The sheriff’s office in responding to the complaint argued that gender dysphoria is not a “disability” under the ADA, in part because it is “an identity disorder not resulting from physical impairments.”

The ADA, initially adopted in 1990, specifies that its interpretation of the term “disability” does not include “gender identity disorders not resulting from physical impairments,” as well as “transvestism” or “transsexualism” – both of which are outdated terms.

Attorneys for the defendants argued – and the district court held – that that exclusion of the statute applied to Williams’ gender dysphoria, thus barring her ADA claim.

On Tuesday, the 4th U.S. Circuit Court of Appeals ruled to the contrary, arguing that gender dysphoria is not a gender identity disorder at all.

The American Psychological Association (APA) in a 2013 update of the Diagnostic and Statistical Manual of Mental Disorders – known as the DSM-5 – removed the diagnosis of gender identity disorder, replacing it with gender dysphoria – a diagnosis that did not exist when in 1990 when the ADA was adopted.

While the now-rejected diagnosis of gender identity disorder is characterized by a “gender incongruence,” or an incongruence between a person’s “experienced gender” and their sex assigned at birth, the newer gender dysphoria diagnosis focuses on the “clinically significant distress” that a person experiences because of the mismatch between their gender identity and their sex assigned at birth.

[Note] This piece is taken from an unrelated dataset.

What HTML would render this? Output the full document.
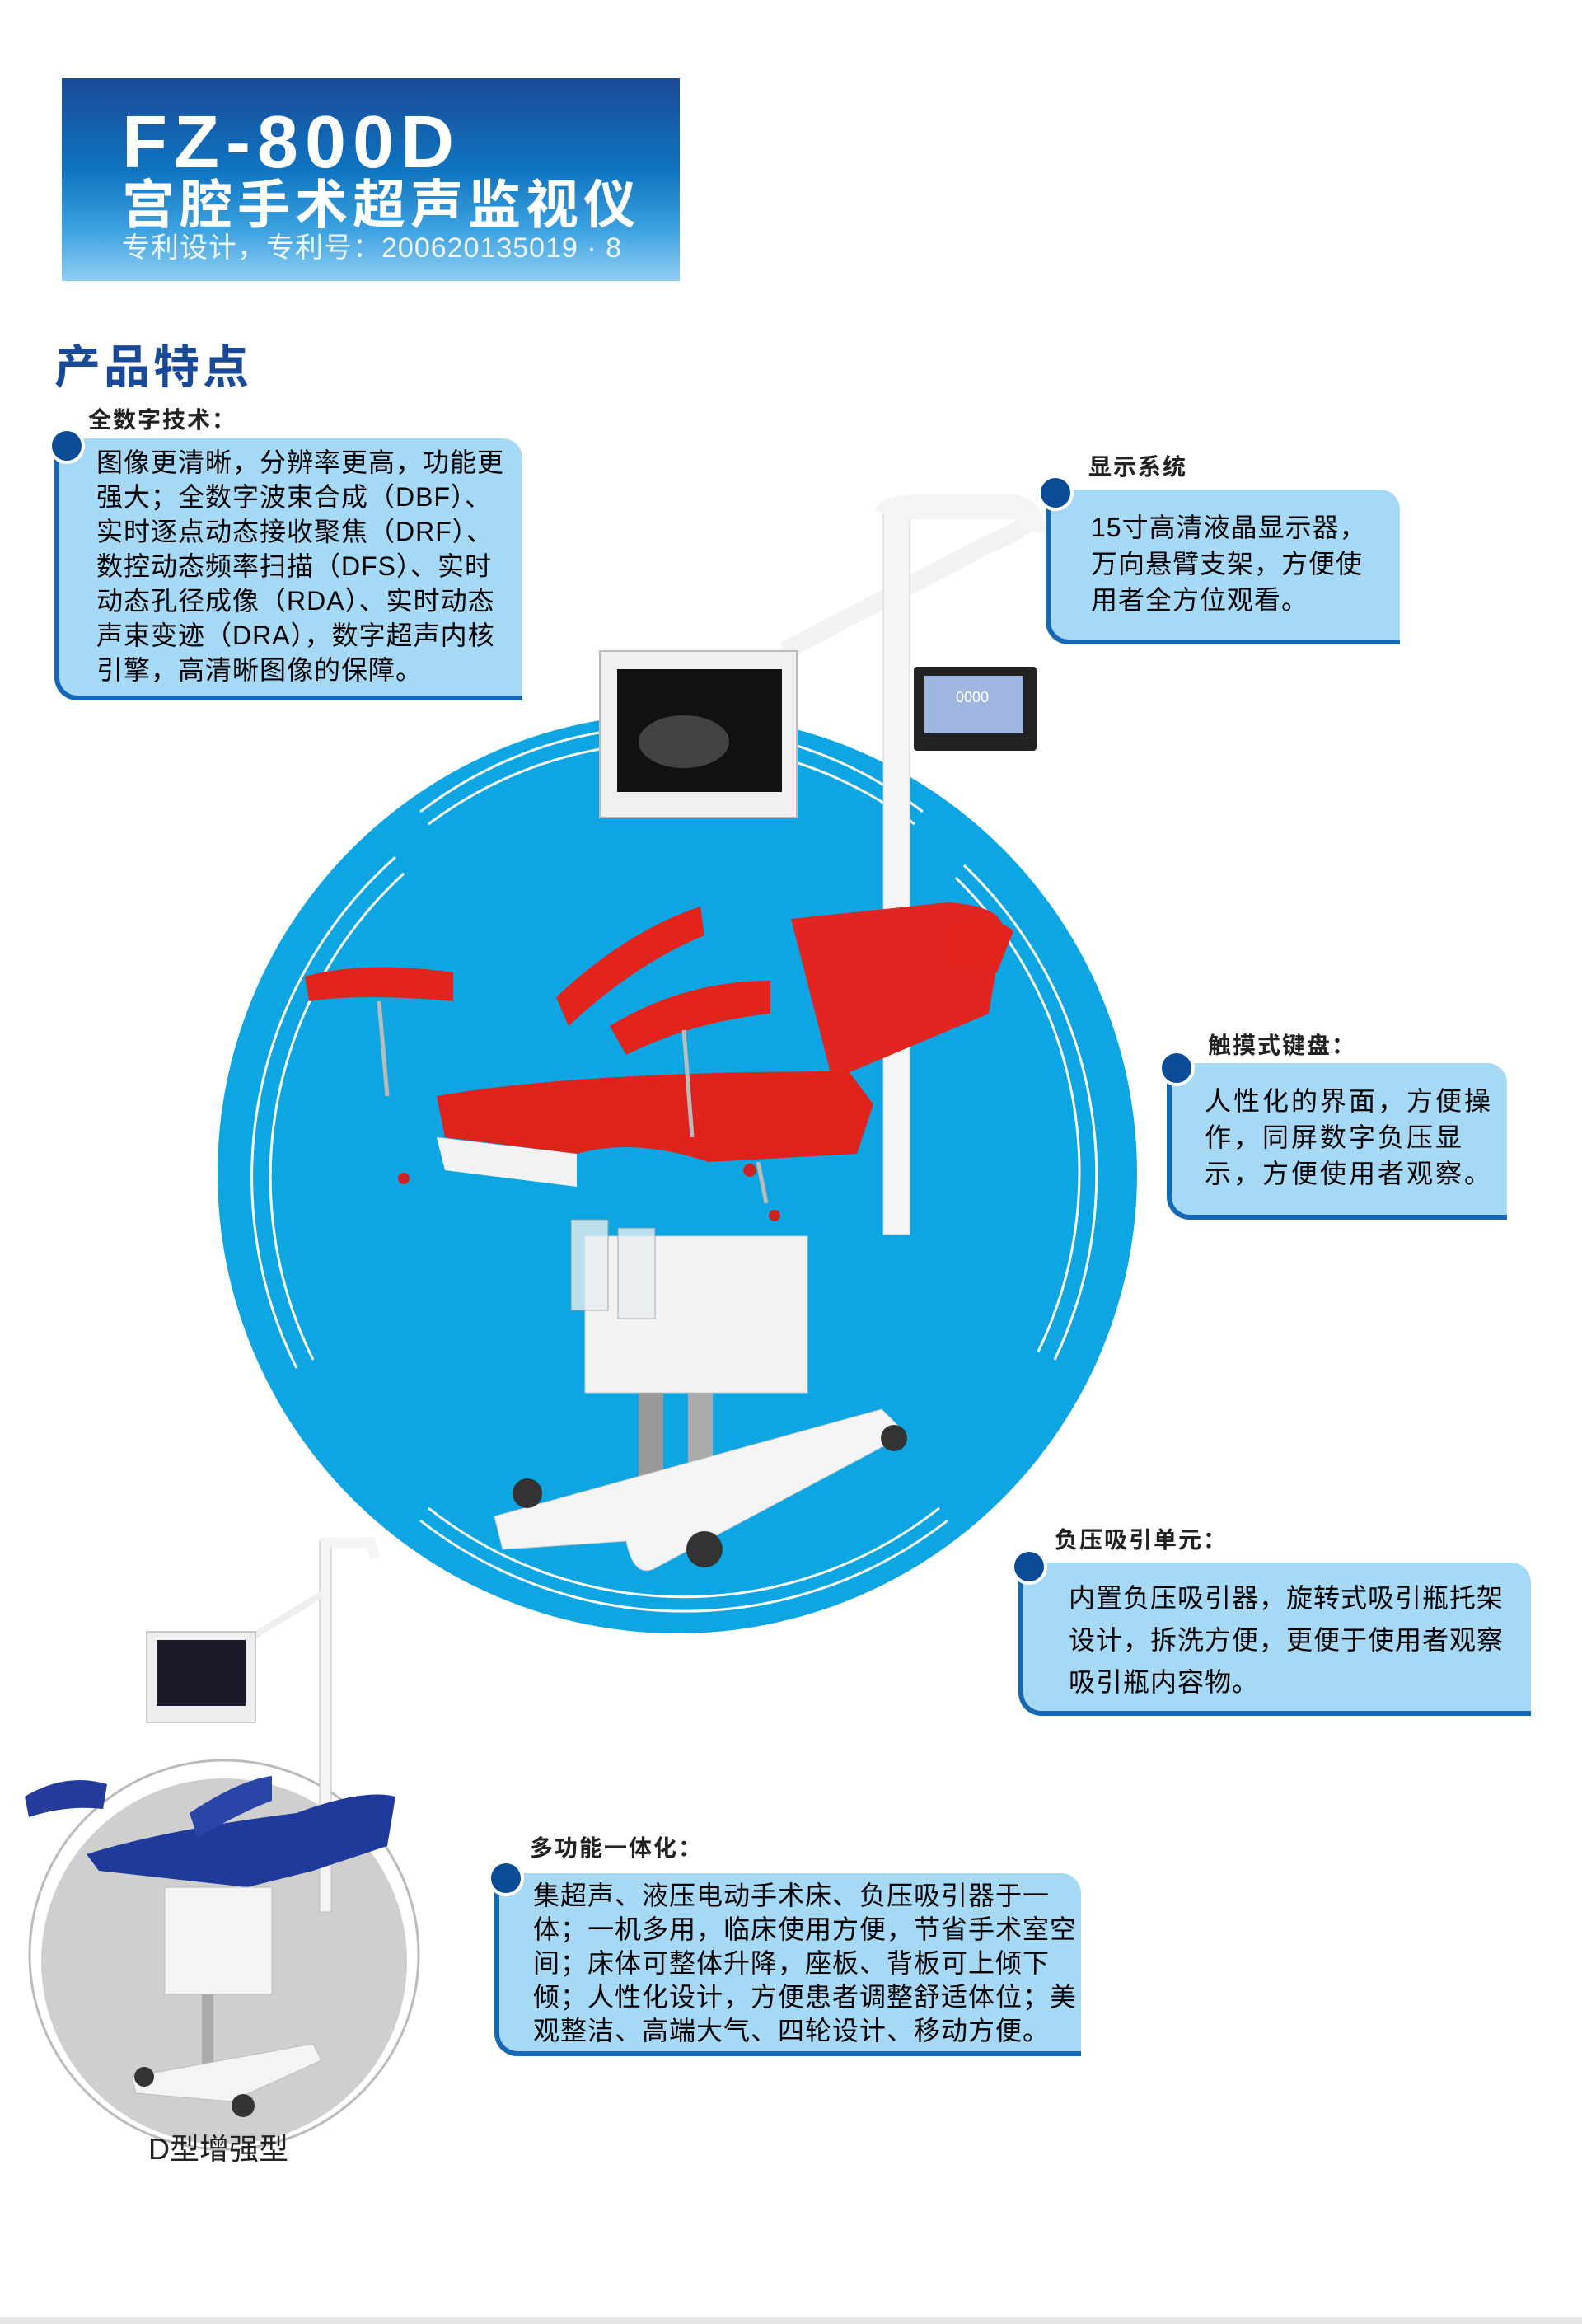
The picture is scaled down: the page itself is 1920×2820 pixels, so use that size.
<!DOCTYPE html>
<html><head><meta charset="utf-8"><style>
*{margin:0;padding:0;box-sizing:border-box}
body{width:1920px;height:2820px;background:#fff;position:relative;overflow:hidden;font-family:"Liberation Sans","Noto Sans CJK SC",sans-serif}
.a{position:absolute;line-height:1}
.banner{left:75px;top:95px;width:750px;height:246px;background:linear-gradient(180deg,#1b4a97 0%,#0f74c0 45%,#3da2e0 75%,#8fcdf2 100%)}
.box{position:absolute;background:#a6d9f6;border-left:6px solid #1768b4;border-bottom:6px solid #1768b4;border-radius:0 24px 0 28px;color:#222;font-weight:bold}
.dot{position:absolute;width:44px;height:44px;border-radius:50%;background:#0b4c97;border:4px solid #fff}
.lbl{position:absolute;font-size:28px;line-height:1;font-weight:bold;color:#222;letter-spacing:2px}
.t{position:absolute;font-size:32px;white-space:nowrap;letter-spacing:1px}
</style></head><body>
<div class="a banner"></div>
<div class="a" style="left:148px;top:128px;font-size:90px;font-weight:bold;color:#fff;letter-spacing:8px">FZ-800D</div>
<div class="a" style="left:148px;top:212px;font-size:64px;font-weight:bold;color:#fff;letter-spacing:6px;font-family:'Noto Sans CJK SC',sans-serif">宫腔手术超声监视仪</div>
<div class="a" style="left:148px;top:284px;font-size:34px;color:#eef6ff;letter-spacing:1px">专利设计，专利号：200620135019 · 8</div>
<div class="a" style="left:66px;top:414px;font-size:56px;font-weight:bold;color:#1a4a97;font-family:'Noto Sans CJK SC',sans-serif;letter-spacing:4px">产品特点</div>

<svg class="a" style="left:0;top:0" width="1920" height="2820">
<circle cx="822" cy="1424" r="558" fill="#0ea6e2"/>
<g fill="none" stroke="#fff" stroke-width="3">
<path d="M510 985 A500 500 0 0 1 1120 985"/><path d="M520 1000 A490 490 0 0 1 1110 1000"/>
<path d="M360 1660 A520 520 0 0 1 480 1040"/><path d="M380 1650 A500 500 0 0 1 490 1060"/>
<path d="M1280 1650 A520 520 0 0 0 1170 1050"/><path d="M1260 1640 A500 500 0 0 0 1160 1065"/>
<path d="M510 1845 A520 520 0 0 0 1150 1845"/><path d="M520 1830 A500 500 0 0 0 1140 1830"/>
</g>
<path d="M952 790 L1200 660 Q1250 640 1250 628 L1252 625" stroke="#f2f2f2" stroke-width="22" fill="none"/>
<rect x="1072" y="618" width="32" height="880" fill="#f4f4f4" stroke="#ccc"/>
<path d="M1075 625 Q1080 615 1120 615 L1230 615 Q1255 620 1252 645" stroke="#f4f4f4" stroke-width="30" fill="none"/>
<rect x="728" y="790" width="239" height="202" fill="#f0f0f0" stroke="#bbb" stroke-width="2"/>
<rect x="749" y="812" width="200" height="149" fill="#111"/>
<ellipse cx="830" cy="900" rx="55" ry="32" fill="#666" opacity=".6"/>
<rect x="1109" y="809" width="149" height="102" rx="4" fill="#222"/>
<rect x="1122" y="820" width="120" height="70" fill="#9fb6e0"/>
<text x="1160" y="852" font-size="18" fill="#fff" font-family="Liberation Sans">0000</text>
<rect x="710" y="1500" width="270" height="190" fill="#f2f2f2" stroke="#ccc"/>
<rect x="775" y="1690" width="30" height="140" fill="#999"/><rect x="835" y="1690" width="30" height="110" fill="#aaa"/>
<path d="M600 1840 L1070 1710 L1100 1740 L800 1900 Q770 1920 760 1870 L610 1880 Z" fill="#f4f4f4" stroke="#ccc"/>
<circle cx="855" cy="1880" r="22" fill="#333"/><circle cx="640" cy="1812" r="18" fill="#333"/><circle cx="1085" cy="1745" r="16" fill="#333"/>
<rect x="693" y="1480" width="45" height="110" fill="#e8eef2" opacity=".8" stroke="#999"/>
<rect x="750" y="1490" width="45" height="110" fill="#e8eef2" opacity=".8" stroke="#999"/>
<path d="M960 1115 L1150 1095 Q1230 1100 1215 1140 L1200 1230 L1010 1310 Z" fill="#e12520"/>
<path d="M530 1330 Q700 1300 1030 1300 L1060 1340 L1040 1400 L860 1410 Q770 1380 700 1400 L540 1380 Z" fill="#e0221c"/>
<path d="M530 1380 L700 1400 L700 1440 L540 1420 Z" fill="#f2f2f2"/>
<path d="M370 1185 Q440 1165 550 1180 L550 1215 Q440 1205 375 1215 Z" fill="#e3241d"/>
<path d="M675 1210 Q760 1130 850 1100 L855 1135 Q770 1170 690 1245 Z" fill="#e3241d"/>
<path d="M740 1245 Q830 1190 935 1190 L935 1230 Q840 1240 760 1280 Z" fill="#e3241d"/>
<path d="M1150 1120 Q1210 1110 1230 1130 L1210 1180 L1150 1170 Z" fill="#e3241d"/>
<g stroke="#bbb" stroke-width="5"><line x1="460" y1="1215" x2="470" y2="1330"/><line x1="830" y1="1250" x2="840" y2="1380"/><line x1="920" y1="1410" x2="930" y2="1460"/></g>
<circle cx="490" cy="1430" r="7" fill="#c22"/><circle cx="910" cy="1420" r="8" fill="#c22"/><circle cx="940" cy="1475" r="7" fill="#c22"/>

<circle cx="272" cy="2372" r="236" fill="#fff" stroke="#bbb" stroke-width="3"/>
<circle cx="272" cy="2380" r="222" fill="#cfcfcf"/>
<rect x="388" y="1870" width="14" height="450" fill="#f4f4f4" stroke="#bbb"/>
<path d="M395 1880 L395 1872 L450 1872 L455 1890" stroke="#f4f4f4" stroke-width="12" fill="none"/>
<line x1="300" y1="1990" x2="390" y2="1935" stroke="#eee" stroke-width="8"/>
<rect x="178" y="1980" width="132" height="110" fill="#eee" stroke="#999"/>
<rect x="190" y="1990" width="108" height="80" fill="#1a1a2a"/>
<path d="M30 2180 Q80 2150 130 2165 L125 2195 Q80 2190 35 2205 Z" fill="#253c9c"/>
<path d="M105 2250 Q200 2220 360 2200 Q440 2170 480 2180 L470 2240 L380 2270 L300 2290 L120 2270 Z" fill="#1f3a9a"/>
<path d="M230 2200 Q290 2160 330 2155 L330 2185 Q290 2200 240 2230 Z" fill="#2a45a8"/>
<rect x="200" y="2290" width="130" height="130" fill="#f4f4f4" stroke="#bbb"/>
<rect x="245" y="2420" width="14" height="90" fill="#aaa"/>
<path d="M160 2520 L380 2480 L390 2500 L280 2550 L165 2540 Z" fill="#f4f4f4" stroke="#bbb"/>
<circle cx="175" cy="2520" r="12" fill="#333"/><circle cx="295" cy="2555" r="14" fill="#333"/>
</svg>
<div class="a" style="left:180px;top:2590px;font-size:36px;color:#222">D型增强型</div>

<div class="lbl" style="left:107px;top:496px">全数字技术：</div>
<div class="box" style="left:66px;top:532px;width:568px;height:318px"></div>
<div class="dot" style="left:59px;top:519px"></div>
<div class="t" style="left:117px;top:540px;line-height:42px">图像更清晰，分辨率更高，功能更<br>强大；全数字波束合成（DBF）、<br>实时逐点动态接收聚焦（DRF）、<br>数控动态频率扫描（DFS）、实时<br>动态孔径成像（RDA）、实时动态<br>声束变迹（DRA），数字超声内核<br>引擎，高清晰图像的保障。</div>

<div class="lbl" style="left:1321px;top:553px">显示系统</div>
<div class="box" style="left:1269px;top:594px;width:430px;height:188px"></div>
<div class="dot" style="left:1259px;top:576px"></div>
<div class="t" style="left:1324px;top:618px;line-height:44px">15寸高清液晶显示器，<br>万向悬臂支架，方便使<br>用者全方位观看。</div>

<div class="lbl" style="left:1466px;top:1255px">触摸式键盘：</div>
<div class="box" style="left:1416px;top:1290px;width:413px;height:190px"></div>
<div class="dot" style="left:1406px;top:1274px"></div>
<div class="t" style="left:1462px;top:1314px;line-height:44px;letter-spacing:3px">人性化的界面，方便操<br>作，同屏数字负压显<br>示，方便使用者观察。</div>

<div class="lbl" style="left:1280px;top:1855px">负压吸引单元：</div>
<div class="box" style="left:1236px;top:1896px;width:622px;height:186px"></div>
<div class="dot" style="left:1227px;top:1879px"></div>
<div class="t" style="left:1297px;top:1914px;line-height:51px">内置负压吸引器，旋转式吸引瓶托架<br>设计，拆洗方便，更便于使用者观察<br>吸引瓶内容物。</div>

<div class="lbl" style="left:643px;top:2229px">多功能一体化：</div>
<div class="box" style="left:600px;top:2273px;width:712px;height:222px"></div>
<div class="dot" style="left:592px;top:2257px"></div>
<div class="t" style="left:647px;top:2280px;line-height:41px">集超声、液压电动手术床、负压吸引器于一<br>体；一机多用，临床使用方便，节省手术室空<br>间；床体可整体升降，座板、背板可上倾下<br>倾；人性化设计，方便患者调整舒适体位；美<br>观整洁、高端大气、四轮设计、移动方便。</div>
<div class="a" style="left:0;top:2812px;width:1920px;height:8px;background:#e6e6e6"></div>
</body></html>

“In short, the gender dysphoria diagnosis recognizes that incongruence between a person’s identity and birth sex is not the problem in need of treatment—the clinically significant distress associated with that incongruence is,” attorneys for the GLBT Legal Advocates and Defenders (GLAD) wrote last year in an amicus brief in William’s case.

According to the DSM-5, discomfort caused by gender dysphoria may result in intense anxiety, depression, suicidal ideation and suicide.

“Reflecting this shift in medical understanding, we and other courts have thus explained that a diagnosis of gender dysphoria, unlike that of ‘gender identity disorder,’ concerns itself primarily with distress and other disabling symptoms, rather than simply being transgender,” Judge Diana Gribbon Motz wrote in the opinion published Tuesday.

Motz also sided with Williams on a second claim that even if gender dysphoria and gender identity were not categorically distinct, Williams would still be protected under the ADA because her gender dysphoria has a “known physical basis.”

According to Motz, when prison officials failed to provide hormone therapy to Williams, she experienced, among other things, “emotional, psychological, and physical distress.”

“Williams does not merely allege that gender dysphoria may require physical treatment such as hormone therapy; she maintains that her gender dysphoria requires it,” Motz wrote.